**Stated goal**
Starting at the first line of the data, print each line verbatim up to and including the line bearing "(0,0) rectangle (1128,583);", omitting pictures.

**Dataset extract**
______________________________

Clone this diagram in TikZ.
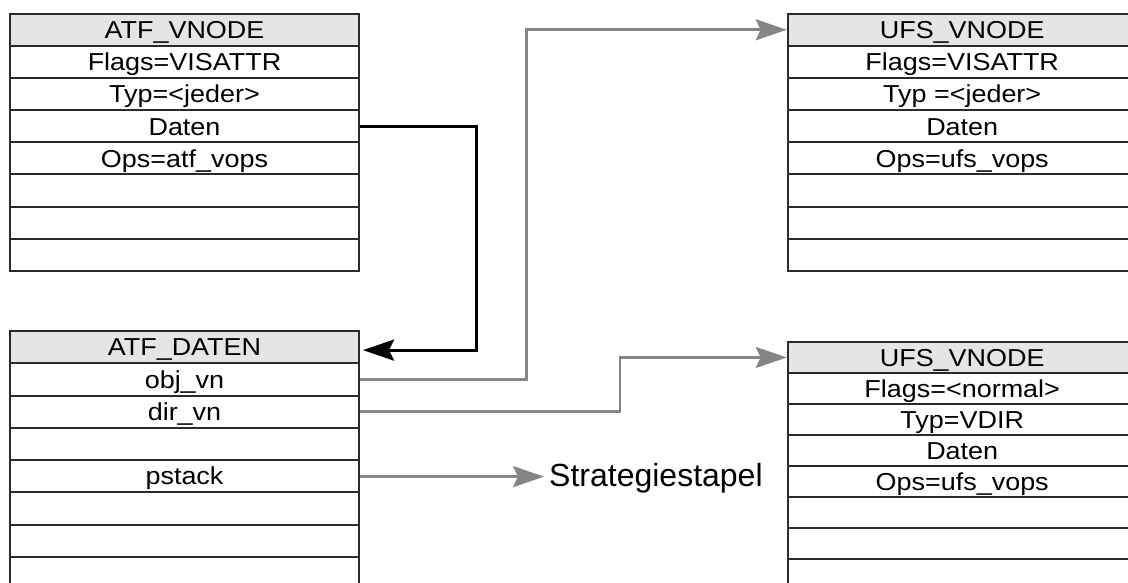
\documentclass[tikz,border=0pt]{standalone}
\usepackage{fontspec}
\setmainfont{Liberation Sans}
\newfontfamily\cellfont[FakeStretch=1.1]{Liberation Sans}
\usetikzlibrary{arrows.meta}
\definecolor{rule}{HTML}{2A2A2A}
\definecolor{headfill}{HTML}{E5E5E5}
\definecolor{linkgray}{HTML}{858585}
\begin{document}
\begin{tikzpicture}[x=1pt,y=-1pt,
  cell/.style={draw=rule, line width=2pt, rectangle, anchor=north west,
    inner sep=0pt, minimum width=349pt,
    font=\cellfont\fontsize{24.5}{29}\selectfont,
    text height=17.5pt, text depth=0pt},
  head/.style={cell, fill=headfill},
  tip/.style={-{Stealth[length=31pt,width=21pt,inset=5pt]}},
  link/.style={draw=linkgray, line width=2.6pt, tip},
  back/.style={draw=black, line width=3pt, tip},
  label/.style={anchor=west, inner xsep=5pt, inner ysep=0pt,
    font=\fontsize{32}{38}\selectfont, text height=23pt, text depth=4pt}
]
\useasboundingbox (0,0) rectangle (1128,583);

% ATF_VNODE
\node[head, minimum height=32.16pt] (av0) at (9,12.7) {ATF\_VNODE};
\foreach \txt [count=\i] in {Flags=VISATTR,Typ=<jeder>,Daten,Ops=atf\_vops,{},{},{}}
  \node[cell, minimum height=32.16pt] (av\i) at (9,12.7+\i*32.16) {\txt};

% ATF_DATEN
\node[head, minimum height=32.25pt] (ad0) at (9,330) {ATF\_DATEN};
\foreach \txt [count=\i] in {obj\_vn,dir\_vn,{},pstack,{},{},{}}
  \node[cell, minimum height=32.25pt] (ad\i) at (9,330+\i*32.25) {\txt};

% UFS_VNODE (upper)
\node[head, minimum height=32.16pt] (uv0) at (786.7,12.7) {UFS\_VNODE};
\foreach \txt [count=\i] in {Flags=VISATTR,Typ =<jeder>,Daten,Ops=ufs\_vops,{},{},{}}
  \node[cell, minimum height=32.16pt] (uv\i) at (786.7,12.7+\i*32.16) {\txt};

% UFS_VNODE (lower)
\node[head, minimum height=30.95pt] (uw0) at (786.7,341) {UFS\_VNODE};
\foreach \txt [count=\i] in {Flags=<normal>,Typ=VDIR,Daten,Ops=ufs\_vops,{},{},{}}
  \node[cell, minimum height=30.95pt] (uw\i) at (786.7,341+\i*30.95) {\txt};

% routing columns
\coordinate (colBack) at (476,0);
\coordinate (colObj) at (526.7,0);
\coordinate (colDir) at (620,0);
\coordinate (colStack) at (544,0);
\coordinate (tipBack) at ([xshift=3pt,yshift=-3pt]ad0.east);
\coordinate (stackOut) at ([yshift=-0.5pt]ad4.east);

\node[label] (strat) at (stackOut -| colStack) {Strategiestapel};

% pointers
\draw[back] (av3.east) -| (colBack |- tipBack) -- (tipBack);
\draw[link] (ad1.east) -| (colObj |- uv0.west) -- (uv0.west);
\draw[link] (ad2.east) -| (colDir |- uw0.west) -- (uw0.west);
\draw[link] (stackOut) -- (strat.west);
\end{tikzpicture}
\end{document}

______________________________

**Solution for this problem**
Clone this diagram in TikZ.
\documentclass[tikz,border=0pt]{standalone}
\usepackage{fontspec}
\setmainfont{Liberation Sans}
\newfontfamily\cellfont[FakeStretch=1.1]{Liberation Sans}
\usetikzlibrary{arrows.meta}
\definecolor{rule}{HTML}{2A2A2A}
\definecolor{headfill}{HTML}{E5E5E5}
\definecolor{linkgray}{HTML}{858585}
\begin{document}
\begin{tikzpicture}[x=1pt,y=-1pt,
  cell/.style={draw=rule, line width=2pt, rectangle, anchor=north west,
    inner sep=0pt, minimum width=349pt,
    font=\cellfont\fontsize{24.5}{29}\selectfont,
    text height=17.5pt, text depth=0pt},
  head/.style={cell, fill=headfill},
  tip/.style={-{Stealth[length=31pt,width=21pt,inset=5pt]}},
  link/.style={draw=linkgray, line width=2.6pt, tip},
  back/.style={draw=black, line width=3pt, tip},
  label/.style={anchor=west, inner xsep=5pt, inner ysep=0pt,
    font=\fontsize{32}{38}\selectfont, text height=23pt, text depth=4pt}
]
\useasboundingbox (0,0) rectangle (1128,583);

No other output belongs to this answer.